Task description
The records below must be written out exactly, with every picture left behind.

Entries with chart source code
***

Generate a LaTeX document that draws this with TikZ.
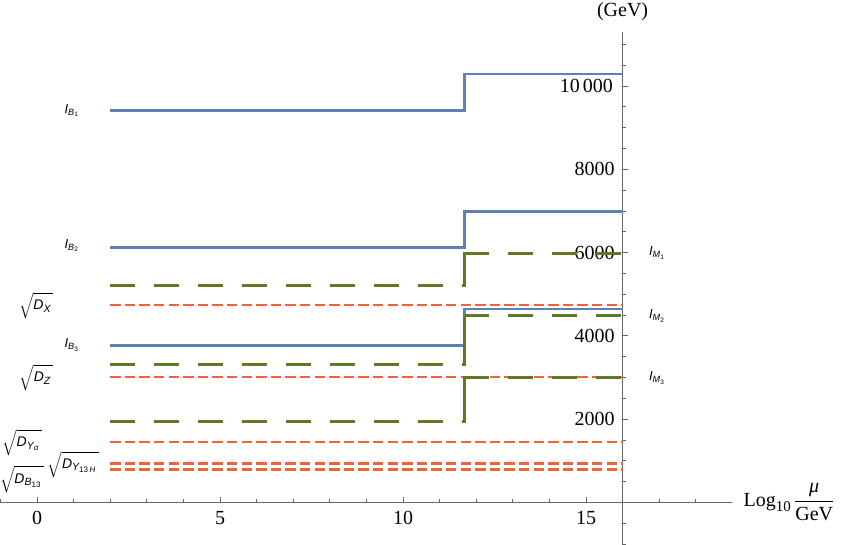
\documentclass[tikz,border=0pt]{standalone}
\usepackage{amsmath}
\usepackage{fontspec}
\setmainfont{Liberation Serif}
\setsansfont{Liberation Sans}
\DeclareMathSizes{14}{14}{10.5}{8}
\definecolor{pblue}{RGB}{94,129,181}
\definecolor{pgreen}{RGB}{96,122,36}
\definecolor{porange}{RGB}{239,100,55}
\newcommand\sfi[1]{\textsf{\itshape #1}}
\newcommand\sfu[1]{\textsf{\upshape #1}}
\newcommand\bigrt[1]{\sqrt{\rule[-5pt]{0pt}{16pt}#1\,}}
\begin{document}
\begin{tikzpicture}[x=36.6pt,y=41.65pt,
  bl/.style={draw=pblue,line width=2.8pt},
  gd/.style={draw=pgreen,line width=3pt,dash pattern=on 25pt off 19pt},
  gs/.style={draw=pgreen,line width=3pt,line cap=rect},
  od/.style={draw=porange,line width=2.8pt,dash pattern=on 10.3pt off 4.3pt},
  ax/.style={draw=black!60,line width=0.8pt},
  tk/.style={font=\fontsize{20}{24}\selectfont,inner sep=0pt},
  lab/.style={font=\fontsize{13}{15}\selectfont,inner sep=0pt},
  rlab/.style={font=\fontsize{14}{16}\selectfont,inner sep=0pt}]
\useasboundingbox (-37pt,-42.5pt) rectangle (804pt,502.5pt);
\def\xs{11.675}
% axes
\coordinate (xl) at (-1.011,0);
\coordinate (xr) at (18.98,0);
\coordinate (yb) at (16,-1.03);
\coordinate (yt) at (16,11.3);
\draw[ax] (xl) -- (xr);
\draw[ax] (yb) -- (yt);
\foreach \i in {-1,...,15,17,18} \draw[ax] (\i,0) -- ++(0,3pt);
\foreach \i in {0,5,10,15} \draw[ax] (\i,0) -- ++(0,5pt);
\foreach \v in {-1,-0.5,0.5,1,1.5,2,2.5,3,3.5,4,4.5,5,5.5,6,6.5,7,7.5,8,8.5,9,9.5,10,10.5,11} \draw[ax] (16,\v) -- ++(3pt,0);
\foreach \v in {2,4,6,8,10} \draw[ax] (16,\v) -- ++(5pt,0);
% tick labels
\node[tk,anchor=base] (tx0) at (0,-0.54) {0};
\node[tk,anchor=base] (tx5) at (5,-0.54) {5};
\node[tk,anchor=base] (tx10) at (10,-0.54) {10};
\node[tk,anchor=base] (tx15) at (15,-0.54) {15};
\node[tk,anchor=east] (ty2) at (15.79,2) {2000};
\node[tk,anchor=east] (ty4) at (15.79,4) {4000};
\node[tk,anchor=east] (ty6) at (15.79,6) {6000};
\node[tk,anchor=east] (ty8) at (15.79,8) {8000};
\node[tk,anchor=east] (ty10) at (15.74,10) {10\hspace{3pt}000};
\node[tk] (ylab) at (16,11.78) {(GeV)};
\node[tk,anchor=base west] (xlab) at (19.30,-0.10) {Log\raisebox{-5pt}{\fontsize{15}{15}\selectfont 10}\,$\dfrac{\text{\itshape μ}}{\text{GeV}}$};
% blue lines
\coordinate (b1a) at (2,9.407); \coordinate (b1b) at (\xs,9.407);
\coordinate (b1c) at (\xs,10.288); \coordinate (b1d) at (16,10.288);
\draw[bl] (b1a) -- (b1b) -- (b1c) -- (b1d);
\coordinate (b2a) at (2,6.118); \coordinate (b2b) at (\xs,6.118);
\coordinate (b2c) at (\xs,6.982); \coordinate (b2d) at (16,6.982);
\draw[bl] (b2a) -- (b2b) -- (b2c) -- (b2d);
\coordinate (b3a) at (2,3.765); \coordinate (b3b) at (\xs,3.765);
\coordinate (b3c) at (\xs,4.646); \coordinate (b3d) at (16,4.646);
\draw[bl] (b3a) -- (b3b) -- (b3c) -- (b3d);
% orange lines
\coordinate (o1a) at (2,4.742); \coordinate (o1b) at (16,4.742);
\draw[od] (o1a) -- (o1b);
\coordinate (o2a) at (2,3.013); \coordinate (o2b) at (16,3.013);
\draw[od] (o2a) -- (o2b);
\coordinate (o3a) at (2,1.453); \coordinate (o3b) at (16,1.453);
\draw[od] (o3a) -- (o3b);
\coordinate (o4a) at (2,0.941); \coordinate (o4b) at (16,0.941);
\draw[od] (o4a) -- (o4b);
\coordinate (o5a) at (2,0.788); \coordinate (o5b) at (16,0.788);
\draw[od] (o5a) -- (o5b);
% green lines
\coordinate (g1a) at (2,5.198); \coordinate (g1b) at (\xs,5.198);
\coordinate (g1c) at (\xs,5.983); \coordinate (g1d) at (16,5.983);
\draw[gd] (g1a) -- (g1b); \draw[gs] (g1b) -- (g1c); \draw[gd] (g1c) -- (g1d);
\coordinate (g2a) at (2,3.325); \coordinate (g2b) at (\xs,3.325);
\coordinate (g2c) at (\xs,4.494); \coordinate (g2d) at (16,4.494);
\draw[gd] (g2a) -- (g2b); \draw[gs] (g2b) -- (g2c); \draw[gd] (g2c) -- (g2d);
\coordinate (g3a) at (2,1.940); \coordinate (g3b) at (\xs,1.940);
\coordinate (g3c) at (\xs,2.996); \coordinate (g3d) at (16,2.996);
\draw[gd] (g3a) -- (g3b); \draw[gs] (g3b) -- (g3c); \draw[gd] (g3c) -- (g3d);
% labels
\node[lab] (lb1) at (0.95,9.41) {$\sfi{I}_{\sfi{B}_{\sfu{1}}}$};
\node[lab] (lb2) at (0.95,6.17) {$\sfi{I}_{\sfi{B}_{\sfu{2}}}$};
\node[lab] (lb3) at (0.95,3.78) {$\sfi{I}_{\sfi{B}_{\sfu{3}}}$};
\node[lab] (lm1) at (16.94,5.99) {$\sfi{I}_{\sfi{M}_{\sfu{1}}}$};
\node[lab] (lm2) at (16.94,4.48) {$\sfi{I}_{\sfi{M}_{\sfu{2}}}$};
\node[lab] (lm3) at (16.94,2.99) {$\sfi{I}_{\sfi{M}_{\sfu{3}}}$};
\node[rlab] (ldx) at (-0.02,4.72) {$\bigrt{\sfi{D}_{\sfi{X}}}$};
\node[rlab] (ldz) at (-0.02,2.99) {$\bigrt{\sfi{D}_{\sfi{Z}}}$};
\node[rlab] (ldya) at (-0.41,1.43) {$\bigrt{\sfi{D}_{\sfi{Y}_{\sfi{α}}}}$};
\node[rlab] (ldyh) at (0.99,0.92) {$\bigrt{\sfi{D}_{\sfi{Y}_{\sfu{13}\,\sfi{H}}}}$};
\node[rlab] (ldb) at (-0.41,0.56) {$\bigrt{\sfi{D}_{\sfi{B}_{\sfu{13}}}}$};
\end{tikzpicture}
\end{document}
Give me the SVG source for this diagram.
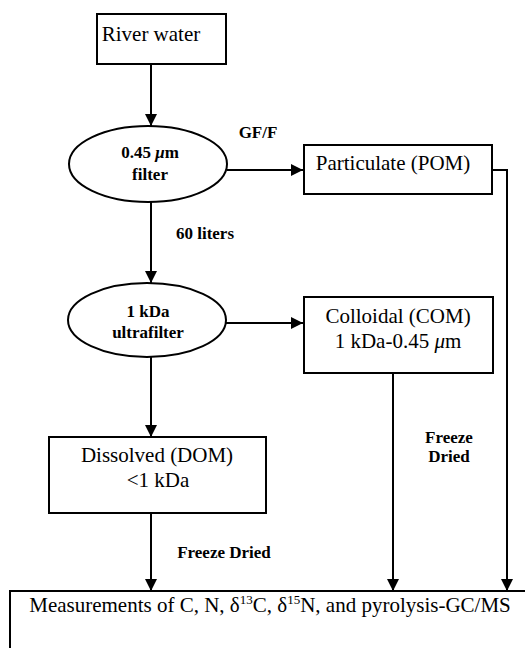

***

The result
Generate a LaTeX document that draws this with TikZ.
\documentclass[tikz,border=0pt]{standalone}
\usepackage{amsmath}
\usepackage{fontspec}
\setmainfont{Liberation Serif}
\setsansfont{Liberation Sans}
\DeclareMathSizes{14}{14}{10.5}{8}
\definecolor{pblue}{RGB}{94,129,181}
\definecolor{pgreen}{RGB}{96,122,36}
\definecolor{porange}{RGB}{239,100,55}
\newcommand\sfi[1]{\textsf{\itshape #1}}
\newcommand\sfu[1]{\textsf{\upshape #1}}
\newcommand\bigrt[1]{\sqrt{\rule[-5pt]{0pt}{16pt}#1\,}}
\begin{document}
\begin{tikzpicture}[x=36.6pt,y=41.65pt,
  bl/.style={draw=pblue,line width=2.8pt},
  gd/.style={draw=pgreen,line width=3pt,dash pattern=on 25pt off 19pt},
  gs/.style={draw=pgreen,line width=3pt,line cap=rect},
  od/.style={draw=porange,line width=2.8pt,dash pattern=on 10.3pt off 4.3pt},
  ax/.style={draw=black!60,line width=0.8pt},
  tk/.style={font=\fontsize{20}{24}\selectfont,inner sep=0pt},
  lab/.style={font=\fontsize{13}{15}\selectfont,inner sep=0pt},
  rlab/.style={font=\fontsize{14}{16}\selectfont,inner sep=0pt}]
\useasboundingbox (-37pt,-42.5pt) rectangle (804pt,502.5pt);
\def\xs{11.675}
% axes
\coordinate (xl) at (-1.011,0);
\coordinate (xr) at (18.98,0);
\coordinate (yb) at (16,-1.03);
\coordinate (yt) at (16,11.3);
\draw[ax] (xl) -- (xr);
\draw[ax] (yb) -- (yt);
\foreach \i in {-1,...,15,17,18} \draw[ax] (\i,0) -- ++(0,3pt);
\foreach \i in {0,5,10,15} \draw[ax] (\i,0) -- ++(0,5pt);
\foreach \v in {-1,-0.5,0.5,1,1.5,2,2.5,3,3.5,4,4.5,5,5.5,6,6.5,7,7.5,8,8.5,9,9.5,10,10.5,11} \draw[ax] (16,\v) -- ++(3pt,0);
\foreach \v in {2,4,6,8,10} \draw[ax] (16,\v) -- ++(5pt,0);
% tick labels
\node[tk,anchor=base] (tx0) at (0,-0.54) {0};
\node[tk,anchor=base] (tx5) at (5,-0.54) {5};
\node[tk,anchor=base] (tx10) at (10,-0.54) {10};
\node[tk,anchor=base] (tx15) at (15,-0.54) {15};
\node[tk,anchor=east] (ty2) at (15.79,2) {2000};
\node[tk,anchor=east] (ty4) at (15.79,4) {4000};
\node[tk,anchor=east] (ty6) at (15.79,6) {6000};
\node[tk,anchor=east] (ty8) at (15.79,8) {8000};
\node[tk,anchor=east] (ty10) at (15.74,10) {10\hspace{3pt}000};
\node[tk] (ylab) at (16,11.78) {(GeV)};
\node[tk,anchor=base west] (xlab) at (19.30,-0.10) {Log\raisebox{-5pt}{\fontsize{15}{15}\selectfont 10}\,$\dfrac{\text{\itshape μ}}{\text{GeV}}$};
% blue lines
\coordinate (b1a) at (2,9.407); \coordinate (b1b) at (\xs,9.407);
\coordinate (b1c) at (\xs,10.288); \coordinate (b1d) at (16,10.288);
\draw[bl] (b1a) -- (b1b) -- (b1c) -- (b1d);
\coordinate (b2a) at (2,6.118); \coordinate (b2b) at (\xs,6.118);
\coordinate (b2c) at (\xs,6.982); \coordinate (b2d) at (16,6.982);
\draw[bl] (b2a) -- (b2b) -- (b2c) -- (b2d);
\coordinate (b3a) at (2,3.765); \coordinate (b3b) at (\xs,3.765);
\coordinate (b3c) at (\xs,4.646); \coordinate (b3d) at (16,4.646);
\draw[bl] (b3a) -- (b3b) -- (b3c) -- (b3d);
% orange lines
\coordinate (o1a) at (2,4.742); \coordinate (o1b) at (16,4.742);
\draw[od] (o1a) -- (o1b);
\coordinate (o2a) at (2,3.013); \coordinate (o2b) at (16,3.013);
\draw[od] (o2a) -- (o2b);
\coordinate (o3a) at (2,1.453); \coordinate (o3b) at (16,1.453);
\draw[od] (o3a) -- (o3b);
\coordinate (o4a) at (2,0.941); \coordinate (o4b) at (16,0.941);
\draw[od] (o4a) -- (o4b);
\coordinate (o5a) at (2,0.788); \coordinate (o5b) at (16,0.788);
\draw[od] (o5a) -- (o5b);
% green lines
\coordinate (g1a) at (2,5.198); \coordinate (g1b) at (\xs,5.198);
\coordinate (g1c) at (\xs,5.983); \coordinate (g1d) at (16,5.983);
\draw[gd] (g1a) -- (g1b); \draw[gs] (g1b) -- (g1c); \draw[gd] (g1c) -- (g1d);
\coordinate (g2a) at (2,3.325); \coordinate (g2b) at (\xs,3.325);
\coordinate (g2c) at (\xs,4.494); \coordinate (g2d) at (16,4.494);
\draw[gd] (g2a) -- (g2b); \draw[gs] (g2b) -- (g2c); \draw[gd] (g2c) -- (g2d);
\coordinate (g3a) at (2,1.940); \coordinate (g3b) at (\xs,1.940);
\coordinate (g3c) at (\xs,2.996); \coordinate (g3d) at (16,2.996);
\draw[gd] (g3a) -- (g3b); \draw[gs] (g3b) -- (g3c); \draw[gd] (g3c) -- (g3d);
% labels
\node[lab] (lb1) at (0.95,9.41) {$\sfi{I}_{\sfi{B}_{\sfu{1}}}$};
\node[lab] (lb2) at (0.95,6.17) {$\sfi{I}_{\sfi{B}_{\sfu{2}}}$};
\node[lab] (lb3) at (0.95,3.78) {$\sfi{I}_{\sfi{B}_{\sfu{3}}}$};
\node[lab] (lm1) at (16.94,5.99) {$\sfi{I}_{\sfi{M}_{\sfu{1}}}$};
\node[lab] (lm2) at (16.94,4.48) {$\sfi{I}_{\sfi{M}_{\sfu{2}}}$};
\node[lab] (lm3) at (16.94,2.99) {$\sfi{I}_{\sfi{M}_{\sfu{3}}}$};
\node[rlab] (ldx) at (-0.02,4.72) {$\bigrt{\sfi{D}_{\sfi{X}}}$};
\node[rlab] (ldz) at (-0.02,2.99) {$\bigrt{\sfi{D}_{\sfi{Z}}}$};
\node[rlab] (ldya) at (-0.41,1.43) {$\bigrt{\sfi{D}_{\sfi{Y}_{\sfi{α}}}}$};
\node[rlab] (ldyh) at (0.99,0.92) {$\bigrt{\sfi{D}_{\sfi{Y}_{\sfu{13}\,\sfi{H}}}}$};
\node[rlab] (ldb) at (-0.41,0.56) {$\bigrt{\sfi{D}_{\sfi{B}_{\sfu{13}}}}$};
\end{tikzpicture}
\end{document}
Give me the SVG source for this diagram.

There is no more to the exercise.